▶ [Goal of the exercise] Retype the data exactly, from its first line to the line containing "-114, -122, -111.5];", including both, and skip any picture.

----------

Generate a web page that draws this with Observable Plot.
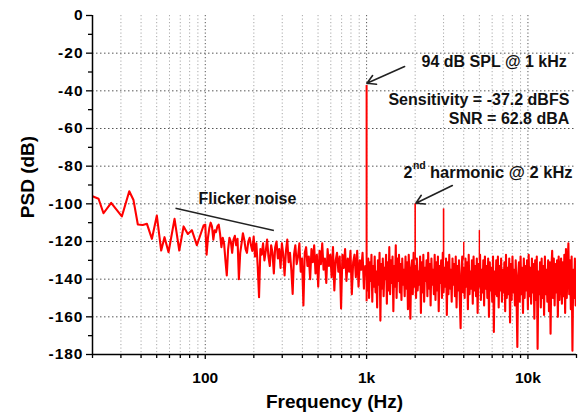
<!DOCTYPE html>
<html>
<head>
<meta charset="utf-8">
<script src="https://cdn.jsdelivr.net/npm/d3@7"></script>
<script src="https://cdn.jsdelivr.net/npm/@observablehq/plot@0.6"></script>
<style>
  html, body { margin: 0; padding: 0; background: #fff; }
  #chart svg { display: block; }
  #chart g[aria-label="y-axis tick label"] text { letter-spacing: 1px; }
</style>
</head>
<body>
<div id="chart"></div>
<script>
// ---- Data ----
// Low-frequency part: explicit (frequency Hz, PSD dB) pairs
const lowFreq = [20, 21.8, 23.4, 26.1, 30.4, 33.8, 35.9, 38.2, 41.0, 43.5, 46.7, 50.1, 53.3, 55.9, 59.2, 64.5, 69.0, 73.4, 78.0, 82.6, 88.7, 97.6];
const lowPSD  = [-96, -97.3, -105, -99.5, -106.7, -93.3, -98, -111, -111.2, -110.6, -118.6, -106.2, -124.8, -117.7, -125.7, -108, -124.8, -112, -116, -114, -122, -111.5];

// 100 Hz .. 1 kHz: PSD on log-spaced bins (120 per decade)
const midStart = 100, midEnd = 1000;
const midPSD = [
  -111,-127,-118,-113,-110,-112,-119,-114,-115,-112,
  -111,-116,-123,-118,-121,-130,-138,-124,-118,-120,
  -126,-119,-117,-122,-118.6,-140,-126,-121,-115.6,-119,
  -124,-126,-120,-118,-122,-125,-117.4,-128,-121,-133,
  -149.6,-124,-127,-121,-130,-125,-119,-128,-133,-122,
  -126,-137,-123,-120,-129,-124,-134,-121,-127,-138,
  -125,-119,-131,-126,-135,-147.8,-127,-122,-132,-128,
  -121,-136,-129,-154,-126,-123,-133,-128,-140,-124,
  -131,-122,-137,-127,-144,-125,-132,-121,-135,-129,
  -142,-124,-133,-127,-139,-123,-146,-130,-126,-136,
  -128,-155.6,-127,-134,-124,-141,-129,-136,-125,-148,
  -131,-127,-139,-125,-144,-130,-135,-126,-145,-133
];

// 1 kHz .. 20 kHz: PSD on log-spaced bins
const highStart = 1000, highEnd = 20000;
const highPSD = [
  -135,-146,-129,-150,-131,-141,-127,-152,-133,-144,-128,-147,-136,-155,-130,-143,-126,-162,-132,-145,
  -129,-149,-134,-140,-127,-153,-131,-146,-123,-148,-130,-142,-128,-157,-133,-144,-122,-150,-129,-141,
  -127,-147,-132,-151,-129,-143,-135,-149,-128,-145,-131,-156,-127,-142,-161,-134,-130,-148,-126,-144,
  -133,-150,-129,-146,-136,-143,-128,-158,-131,-147,-127,-152,-134,-141,-130,-149,-126,-145,-132,-154,
  -129,-143,-135,-148,-127,-151,-131,-146,-128,-157,-133,-142,-130,-150,-126,-147,-134,-144,-129,-159,
  -131,-148,-127,-145,-135,-152,-129,-143,-132,-149,-128,-155,-133,-146,-130,-151,-166,-137,-128,-147,
  -134,-150,-129,-144,-131,-156,-127,-148,-136,-145,-130,-153,-128,-146,-133,-149,-129,-158,-132,-144,
  -127,-151,-135,-147,-130,-154,-128,-145,-133,-150,-129,-160,-131,-146,-134,-152,-128,-168,-136,-148,
  -130,-149,-128,-155,-133,-146,-129,-152,-135,-147,-131,-157,-127,-150,-134,-148,-129,-163,-132,-151,
  -128,-147,-135,-154,-130,-149,-176,-138,-131,-152,-128,-148,-134,-158,-129,-150,-133,-146,-130,-156,
  -127,-149,-134,-153,-129,-147,-132,-161,-130,-151,-128,-177,-136,-148,-131,-155,-129,-150,-133,-159,
  -128,-148,-135,-152,-130,-157,-131,-169,-134,-125,-150,-129,-154,-132,-147,-130,-160,-128,-151,-134,
  -129,-153,-131,-149,-127,-158,-124,-150,-133,-121,-148,-130,-156,-128,-178,-135,-150,-129,-154,-132
];

// Tone and harmonics (spikes)
const harmFreq = [1000, 2000, 3000, 4000, 5000];
const harmTop  = [-37.2, -100, -102.7, -120.4, -114.2];
const harmBase = [-152, -130, -130, -130, -130];
const harmWidth = [2, 1.6, 1.6, 1.4, 1.4];

// Axis ticks
const yMajor = [0, -20, -40, -60, -80, -100, -120, -140, -160, -180];
const yMinor = [-10, -30, -50, -70, -90, -110, -130, -150, -170];
const yGrid = [-20, -40, -60, -80, -100, -120, -140, -160];
const xDecades = [100, 1000, 10000];
const xDecadeLabels = ["100", "1k", "10k"];
const xMinor = [20, 30, 40, 50, 60, 70, 80, 90, 200, 300, 400, 500, 600, 700, 800, 900,
                2000, 3000, 4000, 5000, 6000, 7000, 8000, 9000, 20000];

// Annotations (data coordinates)
const notesRight = [
  {f: 17400, db: -24.4, text: "94 dB SPL @ 1 kHz"},
  {f: 18060, db: -44.8, text: "Sensitivity = -37.2 dBFS"},
  {f: 18060, db: -54.9, text: "SNR = 62.8 dBA"}
];
const notesLeft = [
  {f: 1696, db: -83.4, text: "2", size: 16},
  {f: 2470, db: -83.4, text: "harmonic @ 2 kHz", size: 16.5},
  {f: 90.9, db: -97.3, text: "Flicker noise", size: 16}
];
const notesSup = [{f: 1936, db: -79.6, text: "nd"}];
const arrows = [
  {f1: 1720, d1: -27.1, f2: 1005, d2: -36.0},
  {f1: 3399, d1: -90.3, f2: 2020, d2: -99.7}
];
const flickerLine = [{f1: 65.4, d1: -102.3, f2: 266.3, d2: -114.2}];

// ---- Build the series table ----
const series = [];
lowFreq.forEach((f, i) => series.push({f, db: lowPSD[i]}));
midPSD.forEach((v, i) => series.push({f: midStart * Math.pow(midEnd / midStart, i / midPSD.length), db: v}));
highPSD.forEach((v, i) => series.push({f: highStart * Math.pow(highEnd / highStart, i / (highPSD.length - 1)), db: v}));

const harmonics = harmFreq.map((f, i) => ({f, top: harmTop[i], base: harmBase[i], w: harmWidth[i]}));
const labelMap = new Map(xDecades.map((d, i) => [d, xDecadeLabels[i]]));

const chart = Plot.plot({
  width: 579,
  height: 416,
  marginLeft: 92,
  marginRight: 3,
  marginTop: 15,
  marginBottom: 62,
  x: {type: "log", domain: [20, 20000]},
  y: {domain: [-180, 0]},
  style: {
    fontFamily: "'Liberation Sans', Arial, sans-serif",
    fontWeight: "bold",
    color: "black",
    background: "white",
    overflow: "visible"
  },
  marks: [
    Plot.gridX(xMinor.filter(d => d > 20 && d < 20000), {stroke: "#a8a8a8", strokeOpacity: 1, strokeDasharray: "1.2,2.3", strokeWidth: 1}),
    Plot.gridX(xDecades, {stroke: "#555", strokeOpacity: 1, strokeDasharray: "1.2,2.3", strokeWidth: 1}),
    Plot.gridY(yGrid, {stroke: "#555", strokeOpacity: 1, strokeDasharray: "1.5,2.5", strokeWidth: 1}),
    Plot.line(series, {x: "f", y: "db", stroke: "#ff0000", strokeWidth: 2.1, clip: true}),
    Plot.ruleX(harmonics, {x: "f", y1: "base", y2: "top", stroke: "#ff0000", strokeWidth: "w"}),
    Plot.ruleX([20], {stroke: "black", strokeWidth: 1.5}),
    Plot.ruleY([-180], {stroke: "black", strokeWidth: 1.5}),
    Plot.axisY(yMajor, {tickSize: 6, tickPadding: 3, fontSize: 15.5, tickFormat: d => String(d), label: null, strokeWidth: 1.3}),
    Plot.axisY(yMinor, {tickSize: 4, tickFormat: () => "", label: null, strokeWidth: 1.3}),
    Plot.axisX(xDecades, {tickSize: 5, tickPadding: 12, fontSize: 15.5, tickFormat: d => labelMap.get(d), label: null, strokeWidth: 1.3}),
    Plot.axisX(xMinor, {tickSize: 4, tickFormat: () => "", label: null, strokeWidth: 1.3}),
    Plot.text(["Frequency (Hz)"], {frameAnchor: "bottom", dy: 47, fontSize: 19, textAnchor: "middle", lineAnchor: "middle", fontWeight: "bold"}),
    Plot.text(["PSD (dB)"], {frameAnchor: "left", dx: -65, dy: -8, rotate: -90, fontSize: 19, textAnchor: "middle", lineAnchor: "middle", fontWeight: "bold"}),
    Plot.link(flickerLine, {x1: "f1", y1: "d1", x2: "f2", y2: "d2", stroke: "#222", strokeWidth: 1.6}),
    Plot.arrow(arrows, {x1: "f1", y1: "d1", x2: "f2", y2: "d2", stroke: "#222", strokeWidth: 1.6, headLength: 9}),
    Plot.text(notesRight, {x: "f", y: "db", text: "text", textAnchor: "end", fontSize: 16, lineAnchor: "middle", fill: "#111", fontWeight: "bold"}),
    Plot.text(notesLeft, {x: "f", y: "db", text: "text", textAnchor: "start", fontSize: "size", lineAnchor: "middle", fill: "#111", fontWeight: "bold"}),
    Plot.text(notesSup, {x: "f", y: "db", text: "text", textAnchor: "start", fontSize: 10.5, lineAnchor: "middle", fill: "#111", fontWeight: "bold"})
  ]
});
document.getElementById("chart").appendChild(chart);
</script>
</body>
</html>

----------

▶ [Right answer]
Generate a web page that draws this with Observable Plot.
<!DOCTYPE html>
<html>
<head>
<meta charset="utf-8">
<script src="https://cdn.jsdelivr.net/npm/d3@7"></script>
<script src="https://cdn.jsdelivr.net/npm/@observablehq/plot@0.6"></script>
<style>
  html, body { margin: 0; padding: 0; background: #fff; }
  #chart svg { display: block; }
  #chart g[aria-label="y-axis tick label"] text { letter-spacing: 1px; }
</style>
</head>
<body>
<div id="chart"></div>
<script>
// ---- Data ----
// Low-frequency part: explicit (frequency Hz, PSD dB) pairs
const lowFreq = [20, 21.8, 23.4, 26.1, 30.4, 33.8, 35.9, 38.2, 41.0, 43.5, 46.7, 50.1, 53.3, 55.9, 59.2, 64.5, 69.0, 73.4, 78.0, 82.6, 88.7, 97.6];
const lowPSD  = [-96, -97.3, -105, -99.5, -106.7, -93.3, -98, -111, -111.2, -110.6, -118.6, -106.2, -124.8, -117.7, -125.7, -108, -124.8, -112, -116, -114, -122, -111.5];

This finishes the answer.